As a member of the Senate Armed Services Committee, the Senate Select Committee on Intelligence, and co-chair of the Cyberspace Solarium Commission, Senator King is recognized as one of Congress’s leading experts on cyberdefense and a strong advocate for a forward-thinking cyberstrategy that emphasizes layered cyberdeterrence. He voted in favor of the Senate’s passage of the National Defense Authorization Act (NDAA) for Fiscal Year 2021, which includes 25 bipartisan cybersecurity recommendations from the Cyberspace Solarium Commission. The legislation became law earlier this year after Senator King and the overwhelming majority of his colleagues voted to override former President Trump’s veto.

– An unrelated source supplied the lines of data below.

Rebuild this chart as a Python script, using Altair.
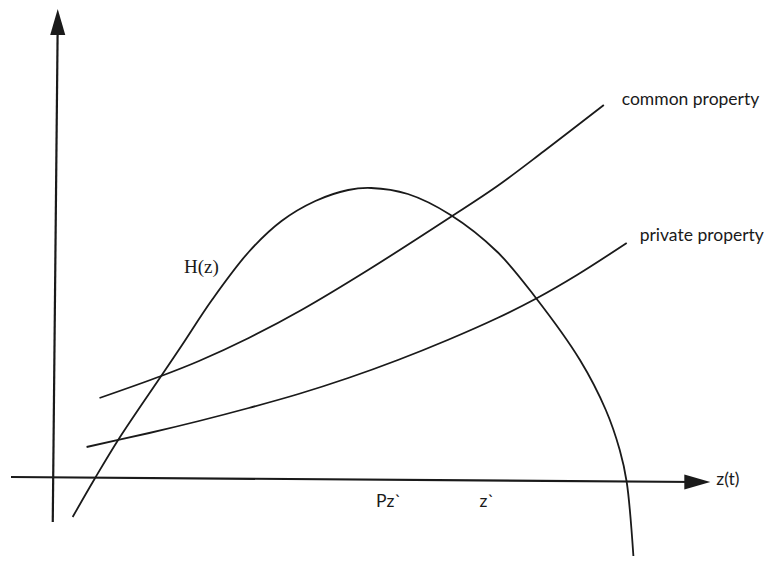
import altair as alt
import pandas as pd

# ---- data (z along horizontal axis, h along vertical axis) ----
h_z = [1.9, 4.1, 6.6, 10.8, 12.9, 15.9, 19.6, 22.9, 26.3, 29.6, 31.9,
       35.6, 39.9, 44.6, 48.4, 52.9, 55.5, 56.9, 57.6, 58.3]
h_val = [-3.7, 0.1, 4.2, 10.4, 13.5, 18.0, 22.8, 25.9, 27.9, 29.0, 29.2,
         28.6, 26.5, 22.8, 18.3, 12.0, 7.0, 3.0, -0.2, -8.0]

common_z = [4.6, 10.8, 14.6, 19.6, 24.9, 31.6, 39.9, 44.6, 49.3, 55.3]
common_val = [8.2, 10.4, 11.9, 14.2, 17.0, 21.0, 26.3, 29.4, 32.9, 37.5]

private_z = [3.3, 9.6, 14.6, 19.6, 24.6, 29.6, 34.6, 39.6, 44.6, 48.6, 52.6, 57.6]
private_val = [3.3, 4.7, 5.9, 7.2, 8.6, 10.2, 12.0, 14.0, 16.2, 18.2, 20.5, 23.7]

# axis lines (endpoints) and arrowheads
vaxis_z = [-0.1, 0.4]
vaxis_h = [-4.2, 46.0]
haxis_z = [-4.3, 64.6]
haxis_h = [0.3, -0.2]
varrow = (0.4, 45.8)
harrow = (64.7, -0.2)

label_text = ["common property", "private property", "z(t)", "Pz`", "z`"]
label_z = [57.1, 58.9, 66.6, 32.4, 42.8]
label_h = [38.0, 24.4, 0.0, -2.2, -2.2]

hz_label = "H(z)"
hz_pos = (13.1, 21.3)

Z_DOMAIN = [-4.6, 71.0]
H_DOMAIN = [-7.6, 47.2]

xs = alt.Scale(domain=Z_DOMAIN, nice=False, zero=False)
ys = alt.Scale(domain=H_DOMAIN, nice=False, zero=False)

INK = "#1a1a1a"


def curve(zs, hs, interp="catmull-rom", width=1.8):
    df = pd.DataFrame({"z": zs, "h": hs, "o": range(len(zs))})
    return alt.Chart(df).mark_line(
        color=INK, strokeWidth=width, interpolate=interp, clip=True
    ).encode(
        x=alt.X("z:Q", scale=xs, axis=None),
        y=alt.Y("h:Q", scale=ys, axis=None),
        order="o:Q",
    )


h_curve = curve(h_z, h_val)
common_curve = curve(common_z, common_val)
private_curve = curve(private_z, private_val)
v_axis = curve(vaxis_z, vaxis_h, interp="linear", width=2.2)
h_axis = curve(haxis_z, haxis_h, interp="linear", width=2.2)

arrow_up = alt.Chart(pd.DataFrame({"z": [varrow[0]], "h": [varrow[1]]})).mark_point(
    shape="M0,-1L0.58,1L-0.58,1Z", filled=True, color=INK, opacity=1, size=676, strokeWidth=0
).encode(x=alt.X("z:Q", scale=xs, axis=None), y=alt.Y("h:Q", scale=ys, axis=None))

arrow_right = alt.Chart(pd.DataFrame({"z": [harrow[0]], "h": [harrow[1]]})).mark_point(
    shape="M1,0L-1,-0.58L-1,0.58Z", filled=True, color=INK, opacity=1, size=676, strokeWidth=0
).encode(x=alt.X("z:Q", scale=xs, axis=None), y=alt.Y("h:Q", scale=ys, axis=None))

labels = alt.Chart(pd.DataFrame({"t": label_text, "z": label_z, "h": label_h})).mark_text(
    align="left", baseline="middle", font="Lato", fontSize=17.5, color=INK
).encode(
    x=alt.X("z:Q", scale=xs, axis=None),
    y=alt.Y("h:Q", scale=ys, axis=None),
    text="t:N",
)

hz_text = alt.Chart(pd.DataFrame({"t": [hz_label], "z": [hz_pos[0]], "h": [hz_pos[1]]})).mark_text(
    align="left", baseline="middle", font="Liberation Serif", fontSize=19, color=INK
).encode(
    x=alt.X("z:Q", scale=xs, axis=None),
    y=alt.Y("h:Q", scale=ys, axis=None),
    text="t:N",
)

chart = alt.layer(
    v_axis, h_axis, arrow_up, arrow_right, h_curve, common_curve, private_curve, labels, hz_text
).properties(
    width=756,
    height=548,
    padding=0,
    autosize=alt.AutoSizeParams(type="fit", contains="padding"),
    background="white",
).configure_view(stroke=None)

chart.save("out.html", embed_options={"renderer": "svg", "actions": False})
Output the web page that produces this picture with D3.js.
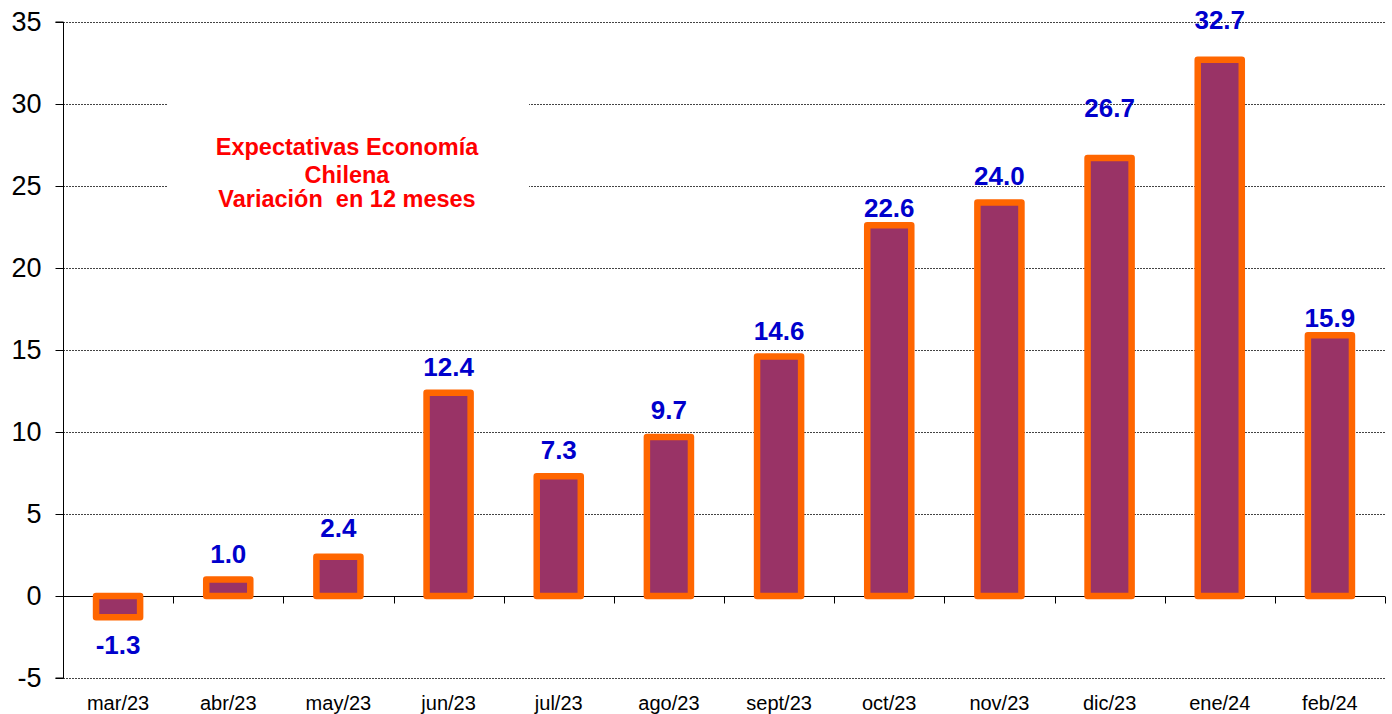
<!DOCTYPE html>
<html><head><meta charset="utf-8">
<script src="https://cdn.jsdelivr.net/npm/d3@7"></script>
<style>body{margin:0;background:#fff;} svg{display:block;}</style>
</head><body>
<svg id="c" width="1392" height="714"></svg>
<script>
const categories = ["mar/23","abr/23","may/23","jun/23","jul/23","ago/23","sept/23","oct/23","nov/23","dic/23","ene/24","feb/24"];
const values = [-1.3, 1.0, 2.4, 12.4, 7.3, 9.7, 14.6, 22.6, 24.0, 26.7, 32.7, 15.9];
const yTicks = [-5, 0, 5, 10, 15, 20, 25, 30, 35];
const titleLines = ["Expectativas Economía", "Chilena", "Variación  en 12 meses"];
// manual label nudges (pixels) as in the original
const labelNudge = [0, 0, -3, 0, 0, -1, 0, 9, 0, -24, -14, 9];

const hy = s => s.replace("\u2212", "-");
const svg = d3.select("#c");
const L = 63, R = 1385, T = 22, B = 678;
const y = d3.scaleLinear().domain([-5, 35]).range([B, T]);
const x = d3.scaleBand().domain(categories).range([L, R]).paddingInner(0.6).paddingOuter(0.3);
const step = x.step();

// gridlines
svg.append("g").selectAll("line").data(yTicks.filter(d => d !== 0)).join("line")
  .attr("x1", L).attr("x2", R)
  .attr("y1", d => Math.round(y(d)) + 0.5).attr("y2", d => Math.round(y(d)) + 0.5)
  .attr("stroke", "#444").attr("stroke-width", 1).attr("stroke-dasharray", "2,1");

// title box (white, hides gridlines)
svg.append("rect").attr("x", 168).attr("y", 94).attr("width", 361).attr("height", 122).attr("fill", "#fff");
svg.append("g").selectAll("text").data(titleLines).join("text")
  .attr("x", 347).attr("y", (d, i) => [155, 183, 207][i])
  .attr("text-anchor", "middle")
  .attr("font-family", "Liberation Sans, Arial, sans-serif").attr("font-weight", "bold")
  .attr("font-size", 23.5).attr("fill", "#ff0000")
  .style("white-space", "pre")
  .text(d => d);

// y axis
const yAxis = d3.axisLeft(y).tickValues(yTicks).tickSize(8).tickPadding(14).tickFormat(d => hy(d3.format("d")(d)));
const ga = svg.append("g").attr("transform", `translate(${L + 0.5},0)`).call(yAxis);
ga.select(".domain").attr("stroke", "#000").attr("d", `M-8,${y(35)}H0V${y(-5)}H-8`);
ga.selectAll(".tick line").attr("stroke", "#000");
ga.selectAll(".tick text").attr("font-family", "Liberation Sans, Arial, sans-serif")
  .attr("font-size", 27).attr("fill", "#000");

// x axis at zero
const y0 = Math.round(y(0)) + 0.5;
svg.append("line").attr("x1", L).attr("x2", R).attr("y1", y0).attr("y2", y0).attr("stroke", "#000");
svg.append("g").selectAll("line").data(d3.range(categories.length + 1)).join("line")
  .attr("x1", i => Math.round(L + i * step) + 0.5).attr("x2", i => Math.round(L + i * step) + 0.5)
  .attr("y1", y0).attr("y2", y0 + 7).attr("stroke", "#000");
svg.append("g").selectAll("text").data(categories).join("text")
  .attr("x", d => x(d) + x.bandwidth() / 2).attr("y", 710)
  .attr("text-anchor", "middle")
  .attr("font-family", "Liberation Sans, Arial, sans-serif").attr("font-size", 20).attr("fill", "#000")
  .text(d => d);

// bars
svg.append("g").selectAll("rect").data(values).join("rect")
  .attr("x", (d, i) => x(categories[i]))
  .attr("width", x.bandwidth())
  .attr("y", d => y(Math.max(0, d)))
  .attr("height", d => Math.abs(y(d) - y(0)))
  .attr("fill", "#993366").attr("stroke", "#ff6600").attr("stroke-width", 6.5)
  .attr("stroke-linejoin", "round");

// value labels
svg.append("g").selectAll("text").data(values).join("text")
  .attr("x", (d, i) => x(categories[i]) + x.bandwidth() / 2)
  .attr("y", (d, i) => (d >= 0 ? y(d) - 26 : y(d) + 28) + labelNudge[i] + 9)
  .attr("text-anchor", "middle")
  .attr("font-family", "Liberation Sans, Arial, sans-serif").attr("font-weight", "bold")
  .attr("font-size", 26).attr("fill", "#0000cc")
  .text(d => hy(d3.format(".1f")(d)));
</script>
</body></html>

The CSC was established by statute in the 2019 NDAA, officially launched in April 2019, and will continue to execute its statutory mission through December 2021. The Commissioners convened nearly every Monday that Congress was in session for a year, and its staff conducted more than 400 engagements, drawing upon the expertise of corporate leaders, federal, state and local officials, academics, and cybersecurity experts. The meetings and the ensuing report sought to strengthen America’s posture in cyberspace and identify opportunities to improve our national preparedness to defend ourselves against cyberattacks.